A disastrous example of this is the callously designed and ineptly implemented One Newark school "reform" plan for Newark Public Schools that is due to get a "new" leader in the person of former State Commissioner Chris Cerf who is replacing the widely reviled Cami Anderson (appointed by Chris Cerf). One Newark was set into motion in 2010, when Newark Mayor Cory Booker, accepting Mark Zuckerberg's $100 million donation and with Chris Christie's enthusiastic support, sent $2.8 million of grant money to the consulting firm Chris Cerf established to make a school reform plan for Newark -- just before Governor Christie tapped him to take over the entire state as Commissioner where he directed nearly $20 million of Zuckerberg's money to a variety of consultants. Unsurprisingly, the One Newark plan that was put into motion emphasized turning as many schools as possible into charters, the one sector of education beloved of Wall Street and for far more than philanthropic reasons.

For Governor Christie, education policy serves to pander to political interests -- abruptly switching standards, taking a chunk out of public unions -- or it serves to satisfy the interests of political donors -- funneling pension money into hedge funds, turning schools in profit making ventures for investors. Actually educating children is an afterthought.

Governor Christie's Famous Temper May Be Authentic But It Shouts Down Real Criticism

Chris Christie's temper and temper outbursts are integral to his brand. He gains fans and YouTube hits by responding to critics with a pointed finger, a snarl, and a sharp rejoinder to "shut up."

And its all an act to cover up his own errors and portray himself as a victim. Some of Governor Christie's most famous outbursts have been directed at teachers.

There was the time that he accused teachers of using students as "drug mules." There was the time he claimed the NJEA was praying for death and put up ads that said he hated children, but the "prayer" was merely a joke in moderately poor taste and the ad in question said nothing of the sort:

2015-07-01-1435775597-3773969-NJEAbillboard2011.jpg

Governor Christie's numerous direct confrontations with teachers have been both condescending and hostile, inspiring one such teacher, Marie Corfield, to run for the state assembly. Elementary school teacher, Melissa Tomlinson, wanted the Governor to explain why he kept calling New Jersey schools "failure factories," and the result was predictable:

2015-07-01-1435775699-9832360-ChristieYellsAgain.jpg

As he has prepared to become a Presidential candidate, the Governor has taken his refrains demeaning teachers on the road, repeating an often stated position of his that teachers are lazy and don't really work full time jobs. An accusation which is really rich for a governor who has spent half of 2015 out of state.

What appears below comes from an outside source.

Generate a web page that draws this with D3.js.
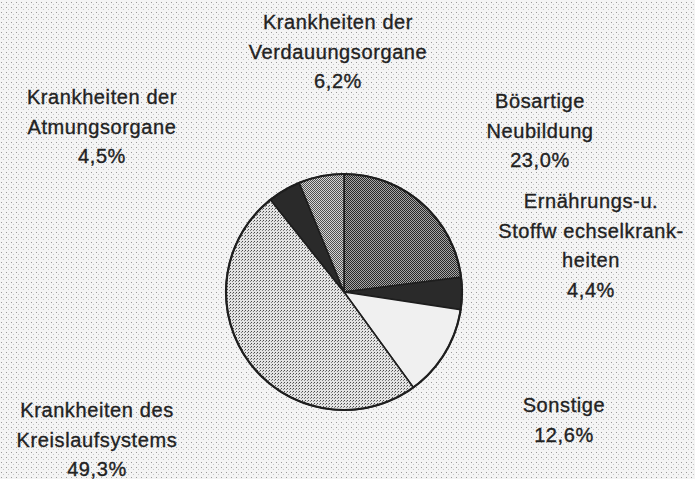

Chris Christie's temper may have served his brand so far, but it has not really served his constituents. In fact, it is most often used to avoid answering legitimate questions. Consider how former Asbury Park City Councilman Jim Keady went to a Christie photo op on the Shore where he was bragging about the recovery from Hurricane Sandy. According to Keady, despite Christie's claims of being hands on and on top of the storm recovery, 80% of funds had yet to be dispersed, and he was treated to the "full Chris Christie." The Governor got to yell, bluster, and tell a resident from a town hard hit by the storm to "shut up," but he did not have to discuss the growing list of problems with the state's storm recovery that has left almost all of the 8000 residents eligible for funds to rebuild their home out in the cold.

So when you see Chris Christie get angry and get in the face of either the national press corps or some potential constituent, keep in mind that he is probably yelling to avoid answering a legitimate question.

Governor Christie is a Secretive Bully

Many people are familiar with the Bridgegate scandal and also familiar with the investigations that have never linked Chris Christie directly to the vindictive lane closures unleashed on Fort Lee by his appointees. People may be less familiar with the aura of petty payback that typifies this administration and its dealings with stakeholders across the state. Chris Christie may have not ordered the disaster on the George Washington Bridge, but much like Henry Plantagenet who bemoaned, "Who will rid me of this troublesome priest?" and was shocked - shocked! - when his henchmen murdered Thomas Becket, Governor Christie comes off as ridiculous when he cannot imagine why anyone in his administration would do such a thing. Perhaps they were taking the governor's example to heart on how to treat people who do not do what you want them to do. For example, Rutgers political science professor Alan Rosenthal was given a glowing tribute from the Governor upon his death, but shortly after Professor Rosenthal cast a tie breaking vote on a redistricting commission against Republicans' favored proposal (after the Republicans on the commission refused a compromise plan), Governor Christie used his line item to veto to cut funding for a fellowship program at Rutgers run by Rosenthal. Small wonder, then, that the Christie administration has been in court 22 times fighting efforts by watchdog groups and journalists to get information they have a right to obtain under New Jersey's open records laws. And when documents are produced? WNYC's President Laura Walker says they came to the radio station so heavily redacted as to be "all but meaningless."

This is not the record of a tough talking, straight shooter who knows how to lead. This is the record of a opportunist who uses the public resources at his disposal to harm constituents and then to tell them to shut up when they question him.

I work in New Jersey in teacher preparation. I live in New York, and my children attend public school in New York City. I often lament that on one side of the Hudson River, Chris Christie is gunning for my profession while on the other side, Andrew Cuomo is gunning for my children. Chris Christie will spend today launching an effort to bring that special kind of leadership to the rest of the country. May the country wise up to it and deny him any further national stage either as a candidate for the Presidency or as a member of a future President's cabinet.